In Tennessee it’s about to be official: They ain’t no kin to no monkeys.
Celebrations are everywhere. The retardates are rejoicing and the hardware stores are running out of torches and pitchforks. Old-timers are reminiscing about the good old days of the Butler Act and the Scopes Trial. Students are going wild at Bryan College, located in Dayton where the trial was held, and named in honor of William Jennings Bryan, one of the world’s biggest blowhards and idiots.
Our last post on this topic was Tennessee’s 2012 Creationism Bill Passes Senate. Now the thing has passed the House, and it’s on the way to the Governor to be signed into law. In the Knoxville News Sentinel we read: Evolution bill heading to Gov. Haslam. Here are some excerpts, with bold font added by us:
A House vote Monday night sends to Gov. Bill Haslam a bill that has inspired a controversy the governor says he knows little about.
Sponsors say it will encourages development of “critical thinking skills” by students. Critics say it encourages discussions of creationism as an alternative to evolution.
Yes, “critical thinking skills.” If you don’t understand the meaning of that coded phrase, see What Is “Critical Thinking”? Okay, back to the news:
Final approval came when the House voted 72-23 to concur in a Senate amendment to the bill, Sponsor Rep. Bill Dunn, R-Knoxville, simply said the amendment clarifies that the science discussions must occur “within the framework of the curriculum” established by the Board of Education.
That’s nice. The story ends with this encouraging bit of information:
So far in his tenure, Haslam has signed every bill sent to him by the General Assembly.

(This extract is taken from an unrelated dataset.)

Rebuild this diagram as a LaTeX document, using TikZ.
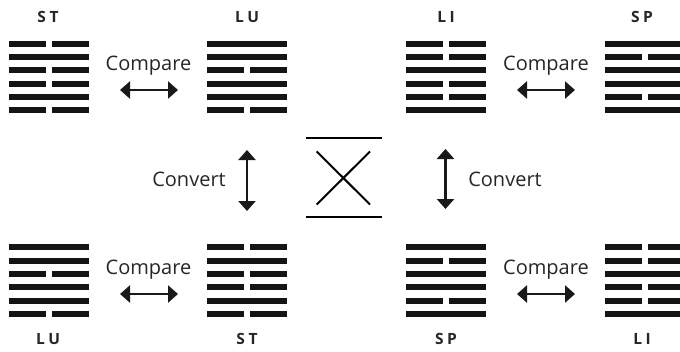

As you can imagine, the Discoveroids are thrilled. They’ve just posted Tennessee Legislature Passes Landmark Academic Freedom on Evolution Bill, which says:
By a vote of 72-23, Tennessee’s House of Representatives today passed an academic freedom bill that would protect teachers and school districts who wish to promote critical thinking and objective discussion about controversial science issues such as biological evolution, climate change and human cloning.
So there you are. It’s all up to the Governor now. Will Tennessee join with Louisiana to become the second state in the US to enact one of these crazy laws? Yes, they probably will. It won’t be much longer until we find out.